#### WHAT TO WORK ON:
Leave the pictures out, and output exactly the lines from the one containing "What matplotlib code" through the one containing "252, 0, 101, 0]".
+++ GIVEN DATA
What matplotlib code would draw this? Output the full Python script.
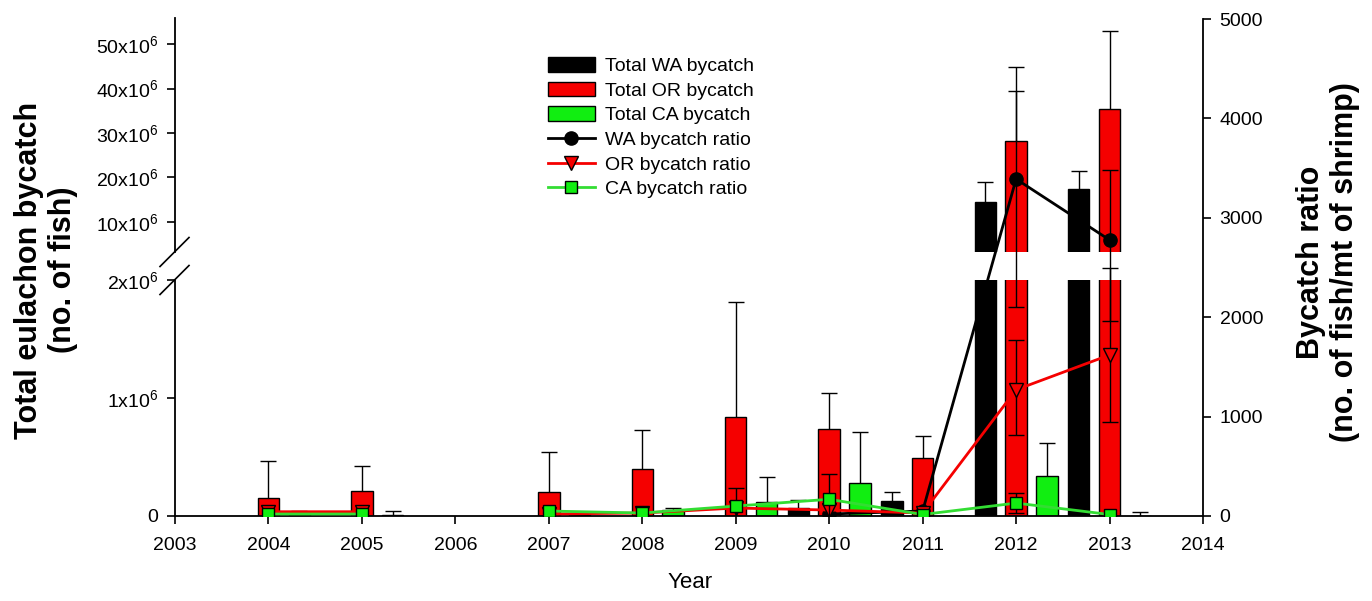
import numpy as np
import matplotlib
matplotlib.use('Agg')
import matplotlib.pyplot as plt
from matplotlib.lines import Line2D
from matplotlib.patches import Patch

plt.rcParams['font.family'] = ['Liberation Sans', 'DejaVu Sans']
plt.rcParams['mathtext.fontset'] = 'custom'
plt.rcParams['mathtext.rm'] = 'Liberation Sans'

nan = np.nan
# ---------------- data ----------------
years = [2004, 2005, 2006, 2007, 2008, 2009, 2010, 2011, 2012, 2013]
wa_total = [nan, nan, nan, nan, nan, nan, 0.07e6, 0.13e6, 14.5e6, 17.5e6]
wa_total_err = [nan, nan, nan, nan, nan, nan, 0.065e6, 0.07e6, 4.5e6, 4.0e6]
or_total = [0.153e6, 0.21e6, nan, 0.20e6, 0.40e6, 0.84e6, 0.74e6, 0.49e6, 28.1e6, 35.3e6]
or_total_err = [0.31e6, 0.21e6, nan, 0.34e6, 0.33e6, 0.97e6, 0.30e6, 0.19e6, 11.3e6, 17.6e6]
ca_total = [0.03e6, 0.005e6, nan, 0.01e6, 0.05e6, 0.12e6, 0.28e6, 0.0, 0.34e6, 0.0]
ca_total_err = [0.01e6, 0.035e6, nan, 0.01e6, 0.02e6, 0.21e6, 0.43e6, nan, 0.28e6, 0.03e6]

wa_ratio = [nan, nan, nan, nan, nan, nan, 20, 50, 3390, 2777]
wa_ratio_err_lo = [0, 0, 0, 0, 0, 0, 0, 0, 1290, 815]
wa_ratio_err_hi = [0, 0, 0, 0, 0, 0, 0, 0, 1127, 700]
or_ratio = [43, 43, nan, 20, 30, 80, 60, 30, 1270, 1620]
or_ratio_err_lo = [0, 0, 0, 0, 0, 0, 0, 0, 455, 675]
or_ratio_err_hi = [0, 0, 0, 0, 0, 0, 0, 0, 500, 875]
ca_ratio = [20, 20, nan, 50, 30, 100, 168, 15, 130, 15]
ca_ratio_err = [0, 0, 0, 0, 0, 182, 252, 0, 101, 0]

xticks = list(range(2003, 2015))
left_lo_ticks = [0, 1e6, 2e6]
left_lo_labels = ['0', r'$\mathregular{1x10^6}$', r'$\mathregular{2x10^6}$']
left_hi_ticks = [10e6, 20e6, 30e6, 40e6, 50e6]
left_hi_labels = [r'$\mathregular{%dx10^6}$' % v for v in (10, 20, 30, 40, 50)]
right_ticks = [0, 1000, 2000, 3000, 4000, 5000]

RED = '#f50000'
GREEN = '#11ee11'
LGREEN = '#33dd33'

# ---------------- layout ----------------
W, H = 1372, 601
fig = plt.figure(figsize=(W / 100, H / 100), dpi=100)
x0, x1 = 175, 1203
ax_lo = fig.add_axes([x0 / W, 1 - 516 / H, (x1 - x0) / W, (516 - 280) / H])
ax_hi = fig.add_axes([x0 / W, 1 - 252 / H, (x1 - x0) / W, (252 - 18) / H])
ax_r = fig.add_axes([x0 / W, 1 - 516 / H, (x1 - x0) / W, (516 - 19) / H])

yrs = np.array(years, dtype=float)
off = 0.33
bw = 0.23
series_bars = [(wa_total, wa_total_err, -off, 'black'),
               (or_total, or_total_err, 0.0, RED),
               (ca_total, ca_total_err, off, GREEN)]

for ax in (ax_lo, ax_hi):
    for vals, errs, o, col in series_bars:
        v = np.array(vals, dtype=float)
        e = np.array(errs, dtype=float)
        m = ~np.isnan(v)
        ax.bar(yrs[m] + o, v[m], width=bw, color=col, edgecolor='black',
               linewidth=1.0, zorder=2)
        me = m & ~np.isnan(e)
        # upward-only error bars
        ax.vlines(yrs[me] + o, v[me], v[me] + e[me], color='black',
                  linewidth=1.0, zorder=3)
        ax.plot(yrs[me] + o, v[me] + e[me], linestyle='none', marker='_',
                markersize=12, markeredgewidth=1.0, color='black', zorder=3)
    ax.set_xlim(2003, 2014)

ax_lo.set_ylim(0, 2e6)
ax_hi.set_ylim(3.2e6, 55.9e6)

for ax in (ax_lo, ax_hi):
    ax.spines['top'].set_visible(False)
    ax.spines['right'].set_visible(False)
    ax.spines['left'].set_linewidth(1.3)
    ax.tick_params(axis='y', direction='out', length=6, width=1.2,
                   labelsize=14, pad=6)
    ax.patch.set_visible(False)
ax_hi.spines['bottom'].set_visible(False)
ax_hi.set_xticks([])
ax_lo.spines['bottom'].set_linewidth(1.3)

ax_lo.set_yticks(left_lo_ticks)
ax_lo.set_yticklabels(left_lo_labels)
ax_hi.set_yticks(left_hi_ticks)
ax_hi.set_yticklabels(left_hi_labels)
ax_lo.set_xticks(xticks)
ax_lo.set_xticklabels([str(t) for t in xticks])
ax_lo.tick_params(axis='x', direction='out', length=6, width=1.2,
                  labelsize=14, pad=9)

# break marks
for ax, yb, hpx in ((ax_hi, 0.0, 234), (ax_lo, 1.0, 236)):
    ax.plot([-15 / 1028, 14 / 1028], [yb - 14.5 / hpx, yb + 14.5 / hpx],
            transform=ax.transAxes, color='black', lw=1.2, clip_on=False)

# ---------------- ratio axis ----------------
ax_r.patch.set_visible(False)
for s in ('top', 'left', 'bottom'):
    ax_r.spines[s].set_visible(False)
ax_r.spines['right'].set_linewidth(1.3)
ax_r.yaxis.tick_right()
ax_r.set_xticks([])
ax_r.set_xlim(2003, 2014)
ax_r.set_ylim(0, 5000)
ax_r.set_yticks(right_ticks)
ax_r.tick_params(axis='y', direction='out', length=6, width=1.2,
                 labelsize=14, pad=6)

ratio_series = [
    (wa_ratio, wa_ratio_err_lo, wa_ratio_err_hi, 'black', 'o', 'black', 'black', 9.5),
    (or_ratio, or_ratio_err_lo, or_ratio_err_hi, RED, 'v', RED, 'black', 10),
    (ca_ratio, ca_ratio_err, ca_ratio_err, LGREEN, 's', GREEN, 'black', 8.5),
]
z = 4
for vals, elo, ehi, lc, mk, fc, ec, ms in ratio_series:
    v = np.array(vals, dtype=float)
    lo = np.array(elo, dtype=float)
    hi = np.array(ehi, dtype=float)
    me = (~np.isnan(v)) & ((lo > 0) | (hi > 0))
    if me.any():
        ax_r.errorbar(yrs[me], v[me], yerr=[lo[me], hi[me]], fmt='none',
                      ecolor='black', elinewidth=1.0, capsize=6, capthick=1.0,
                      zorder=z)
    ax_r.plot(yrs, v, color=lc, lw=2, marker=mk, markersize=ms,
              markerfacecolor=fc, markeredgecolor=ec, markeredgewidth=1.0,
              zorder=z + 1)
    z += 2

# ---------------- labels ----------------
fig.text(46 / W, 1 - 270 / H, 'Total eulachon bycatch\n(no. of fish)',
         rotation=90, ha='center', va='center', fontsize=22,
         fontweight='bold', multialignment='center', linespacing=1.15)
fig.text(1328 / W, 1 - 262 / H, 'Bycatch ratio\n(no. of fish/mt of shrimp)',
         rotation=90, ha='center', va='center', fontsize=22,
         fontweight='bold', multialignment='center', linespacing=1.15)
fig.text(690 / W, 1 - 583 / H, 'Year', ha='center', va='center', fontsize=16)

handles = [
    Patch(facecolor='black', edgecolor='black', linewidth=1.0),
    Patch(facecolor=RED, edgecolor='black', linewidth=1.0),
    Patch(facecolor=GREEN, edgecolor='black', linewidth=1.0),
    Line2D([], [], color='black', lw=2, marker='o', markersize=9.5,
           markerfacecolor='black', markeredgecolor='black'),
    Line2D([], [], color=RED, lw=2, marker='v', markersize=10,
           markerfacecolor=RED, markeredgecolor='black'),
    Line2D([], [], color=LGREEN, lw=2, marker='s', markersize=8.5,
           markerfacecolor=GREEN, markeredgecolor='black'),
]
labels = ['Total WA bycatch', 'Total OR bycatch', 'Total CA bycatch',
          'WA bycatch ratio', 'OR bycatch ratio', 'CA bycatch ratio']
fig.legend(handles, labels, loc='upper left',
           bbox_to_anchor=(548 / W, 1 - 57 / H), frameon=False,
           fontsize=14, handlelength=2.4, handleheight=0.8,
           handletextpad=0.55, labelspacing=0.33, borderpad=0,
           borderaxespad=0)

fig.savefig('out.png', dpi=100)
++++++
+++ GIVEN DATA
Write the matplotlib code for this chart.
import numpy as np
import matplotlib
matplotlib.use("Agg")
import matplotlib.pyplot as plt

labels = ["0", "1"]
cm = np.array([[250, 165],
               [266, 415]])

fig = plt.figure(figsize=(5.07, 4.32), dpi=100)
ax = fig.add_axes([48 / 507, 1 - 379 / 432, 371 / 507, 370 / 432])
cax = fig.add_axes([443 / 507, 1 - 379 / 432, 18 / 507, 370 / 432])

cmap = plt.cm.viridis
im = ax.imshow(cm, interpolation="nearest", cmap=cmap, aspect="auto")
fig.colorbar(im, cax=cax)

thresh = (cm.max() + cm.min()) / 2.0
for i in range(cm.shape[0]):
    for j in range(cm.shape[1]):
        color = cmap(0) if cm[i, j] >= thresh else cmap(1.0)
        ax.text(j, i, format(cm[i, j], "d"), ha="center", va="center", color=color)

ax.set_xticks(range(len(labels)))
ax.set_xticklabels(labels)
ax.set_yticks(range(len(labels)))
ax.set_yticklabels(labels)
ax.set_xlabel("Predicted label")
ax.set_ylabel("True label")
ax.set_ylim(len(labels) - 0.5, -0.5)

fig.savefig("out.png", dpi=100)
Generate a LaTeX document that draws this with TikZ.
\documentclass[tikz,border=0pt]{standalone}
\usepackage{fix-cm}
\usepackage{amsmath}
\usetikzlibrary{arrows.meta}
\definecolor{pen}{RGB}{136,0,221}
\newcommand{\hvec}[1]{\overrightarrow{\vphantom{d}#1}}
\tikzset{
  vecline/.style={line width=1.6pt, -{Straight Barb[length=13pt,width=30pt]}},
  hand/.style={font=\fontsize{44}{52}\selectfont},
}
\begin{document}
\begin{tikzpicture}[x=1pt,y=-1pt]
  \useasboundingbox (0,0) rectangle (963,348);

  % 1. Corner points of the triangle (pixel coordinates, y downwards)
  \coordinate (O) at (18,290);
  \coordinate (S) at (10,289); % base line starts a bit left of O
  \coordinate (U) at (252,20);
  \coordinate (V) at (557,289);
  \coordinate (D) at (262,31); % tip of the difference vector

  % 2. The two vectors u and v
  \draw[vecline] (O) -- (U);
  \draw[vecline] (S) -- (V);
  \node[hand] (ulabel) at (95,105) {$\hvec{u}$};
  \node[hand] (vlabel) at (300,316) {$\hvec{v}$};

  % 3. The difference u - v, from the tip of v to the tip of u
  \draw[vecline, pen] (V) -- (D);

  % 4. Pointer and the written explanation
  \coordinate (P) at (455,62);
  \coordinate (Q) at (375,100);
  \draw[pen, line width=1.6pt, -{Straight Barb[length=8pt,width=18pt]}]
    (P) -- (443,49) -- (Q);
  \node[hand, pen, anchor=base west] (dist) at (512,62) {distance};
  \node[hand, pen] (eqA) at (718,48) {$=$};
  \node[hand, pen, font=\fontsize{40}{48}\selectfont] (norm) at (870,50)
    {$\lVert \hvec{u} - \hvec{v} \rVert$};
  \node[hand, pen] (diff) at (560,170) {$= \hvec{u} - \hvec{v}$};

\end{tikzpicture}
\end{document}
++++++
+++ GIVEN DATA
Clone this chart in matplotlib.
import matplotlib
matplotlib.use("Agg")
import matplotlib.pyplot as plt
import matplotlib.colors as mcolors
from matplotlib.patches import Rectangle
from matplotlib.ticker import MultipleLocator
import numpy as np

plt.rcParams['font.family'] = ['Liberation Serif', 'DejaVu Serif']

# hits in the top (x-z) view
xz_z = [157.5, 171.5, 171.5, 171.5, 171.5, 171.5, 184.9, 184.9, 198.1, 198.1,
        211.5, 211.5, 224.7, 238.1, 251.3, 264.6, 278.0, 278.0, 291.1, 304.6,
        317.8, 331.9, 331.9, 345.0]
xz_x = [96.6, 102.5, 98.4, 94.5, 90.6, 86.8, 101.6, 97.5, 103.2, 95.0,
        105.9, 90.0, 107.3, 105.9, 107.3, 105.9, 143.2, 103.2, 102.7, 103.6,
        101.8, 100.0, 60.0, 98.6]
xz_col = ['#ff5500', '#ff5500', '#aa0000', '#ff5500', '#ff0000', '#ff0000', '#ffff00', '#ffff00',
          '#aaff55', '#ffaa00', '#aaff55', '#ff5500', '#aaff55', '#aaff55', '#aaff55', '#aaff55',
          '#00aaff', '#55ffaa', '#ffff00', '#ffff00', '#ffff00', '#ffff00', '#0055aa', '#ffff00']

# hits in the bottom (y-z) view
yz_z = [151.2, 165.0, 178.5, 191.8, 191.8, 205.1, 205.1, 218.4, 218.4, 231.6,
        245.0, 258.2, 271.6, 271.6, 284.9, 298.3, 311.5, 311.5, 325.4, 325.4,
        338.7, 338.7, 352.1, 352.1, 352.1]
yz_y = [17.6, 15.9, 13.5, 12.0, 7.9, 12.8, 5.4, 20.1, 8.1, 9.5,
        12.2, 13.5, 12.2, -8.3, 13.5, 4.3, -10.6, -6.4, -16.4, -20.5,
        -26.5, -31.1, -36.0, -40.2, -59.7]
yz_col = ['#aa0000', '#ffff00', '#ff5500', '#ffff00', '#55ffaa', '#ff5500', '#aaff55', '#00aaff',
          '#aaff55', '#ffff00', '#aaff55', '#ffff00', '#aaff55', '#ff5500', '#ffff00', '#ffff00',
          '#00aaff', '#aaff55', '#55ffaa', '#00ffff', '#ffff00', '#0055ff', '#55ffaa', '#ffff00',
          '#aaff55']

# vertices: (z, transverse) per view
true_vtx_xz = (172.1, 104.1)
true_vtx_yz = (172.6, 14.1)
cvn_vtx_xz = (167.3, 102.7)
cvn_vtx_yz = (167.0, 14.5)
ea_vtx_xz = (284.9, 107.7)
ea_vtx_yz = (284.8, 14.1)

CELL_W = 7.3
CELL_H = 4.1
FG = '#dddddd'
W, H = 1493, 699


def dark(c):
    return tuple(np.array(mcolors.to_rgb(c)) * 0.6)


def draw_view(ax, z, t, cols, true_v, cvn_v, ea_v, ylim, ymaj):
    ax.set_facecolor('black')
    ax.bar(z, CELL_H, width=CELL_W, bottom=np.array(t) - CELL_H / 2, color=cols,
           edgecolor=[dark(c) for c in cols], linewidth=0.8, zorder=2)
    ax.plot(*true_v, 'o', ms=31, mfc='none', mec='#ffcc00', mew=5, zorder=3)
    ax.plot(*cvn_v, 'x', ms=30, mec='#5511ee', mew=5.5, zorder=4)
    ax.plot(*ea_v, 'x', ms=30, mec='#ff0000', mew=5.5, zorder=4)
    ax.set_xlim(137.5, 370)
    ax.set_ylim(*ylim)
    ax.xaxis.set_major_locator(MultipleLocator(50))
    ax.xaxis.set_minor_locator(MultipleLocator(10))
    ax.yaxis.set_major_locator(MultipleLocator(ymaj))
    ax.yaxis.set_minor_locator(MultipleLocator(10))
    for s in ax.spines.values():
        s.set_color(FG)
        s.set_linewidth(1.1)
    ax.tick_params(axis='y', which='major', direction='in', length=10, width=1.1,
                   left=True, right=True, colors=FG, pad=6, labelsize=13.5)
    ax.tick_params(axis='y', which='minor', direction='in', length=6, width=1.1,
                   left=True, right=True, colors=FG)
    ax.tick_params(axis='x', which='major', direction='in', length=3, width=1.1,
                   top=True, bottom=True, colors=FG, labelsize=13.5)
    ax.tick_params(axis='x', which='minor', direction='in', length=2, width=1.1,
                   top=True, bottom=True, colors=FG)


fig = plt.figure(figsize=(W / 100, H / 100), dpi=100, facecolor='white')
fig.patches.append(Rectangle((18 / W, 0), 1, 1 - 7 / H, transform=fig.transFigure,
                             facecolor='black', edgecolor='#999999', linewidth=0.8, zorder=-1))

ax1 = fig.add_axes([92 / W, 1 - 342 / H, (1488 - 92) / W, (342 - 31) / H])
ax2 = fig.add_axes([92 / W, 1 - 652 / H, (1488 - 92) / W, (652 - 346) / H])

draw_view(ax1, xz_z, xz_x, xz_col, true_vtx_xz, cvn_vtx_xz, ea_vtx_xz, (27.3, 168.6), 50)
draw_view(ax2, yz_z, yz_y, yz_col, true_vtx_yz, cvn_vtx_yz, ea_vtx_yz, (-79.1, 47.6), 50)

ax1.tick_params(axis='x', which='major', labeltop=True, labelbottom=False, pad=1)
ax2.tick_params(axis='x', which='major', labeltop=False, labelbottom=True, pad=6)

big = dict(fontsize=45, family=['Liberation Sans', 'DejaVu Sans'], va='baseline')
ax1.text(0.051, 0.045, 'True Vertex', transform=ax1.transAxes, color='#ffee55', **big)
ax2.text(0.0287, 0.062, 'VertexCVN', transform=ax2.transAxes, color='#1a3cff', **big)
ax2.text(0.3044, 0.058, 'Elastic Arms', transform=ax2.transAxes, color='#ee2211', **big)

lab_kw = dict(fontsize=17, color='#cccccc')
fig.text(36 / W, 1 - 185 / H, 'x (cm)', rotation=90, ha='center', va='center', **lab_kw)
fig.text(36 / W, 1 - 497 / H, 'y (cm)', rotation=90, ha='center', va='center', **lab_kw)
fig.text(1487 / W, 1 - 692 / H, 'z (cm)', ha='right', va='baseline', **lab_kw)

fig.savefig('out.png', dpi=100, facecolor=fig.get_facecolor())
++++++
#### FINAL RESULT:
What matplotlib code would draw this? Output the full Python script.
import numpy as np
import matplotlib
matplotlib.use('Agg')
import matplotlib.pyplot as plt
from matplotlib.lines import Line2D
from matplotlib.patches import Patch

plt.rcParams['font.family'] = ['Liberation Sans', 'DejaVu Sans']
plt.rcParams['mathtext.fontset'] = 'custom'
plt.rcParams['mathtext.rm'] = 'Liberation Sans'

nan = np.nan
# ---------------- data ----------------
years = [2004, 2005, 2006, 2007, 2008, 2009, 2010, 2011, 2012, 2013]
wa_total = [nan, nan, nan, nan, nan, nan, 0.07e6, 0.13e6, 14.5e6, 17.5e6]
wa_total_err = [nan, nan, nan, nan, nan, nan, 0.065e6, 0.07e6, 4.5e6, 4.0e6]
or_total = [0.153e6, 0.21e6, nan, 0.20e6, 0.40e6, 0.84e6, 0.74e6, 0.49e6, 28.1e6, 35.3e6]
or_total_err = [0.31e6, 0.21e6, nan, 0.34e6, 0.33e6, 0.97e6, 0.30e6, 0.19e6, 11.3e6, 17.6e6]
ca_total = [0.03e6, 0.005e6, nan, 0.01e6, 0.05e6, 0.12e6, 0.28e6, 0.0, 0.34e6, 0.0]
ca_total_err = [0.01e6, 0.035e6, nan, 0.01e6, 0.02e6, 0.21e6, 0.43e6, nan, 0.28e6, 0.03e6]

wa_ratio = [nan, nan, nan, nan, nan, nan, 20, 50, 3390, 2777]
wa_ratio_err_lo = [0, 0, 0, 0, 0, 0, 0, 0, 1290, 815]
wa_ratio_err_hi = [0, 0, 0, 0, 0, 0, 0, 0, 1127, 700]
or_ratio = [43, 43, nan, 20, 30, 80, 60, 30, 1270, 1620]
or_ratio_err_lo = [0, 0, 0, 0, 0, 0, 0, 0, 455, 675]
or_ratio_err_hi = [0, 0, 0, 0, 0, 0, 0, 0, 500, 875]
ca_ratio = [20, 20, nan, 50, 30, 100, 168, 15, 130, 15]
ca_ratio_err = [0, 0, 0, 0, 0, 182, 252, 0, 101, 0]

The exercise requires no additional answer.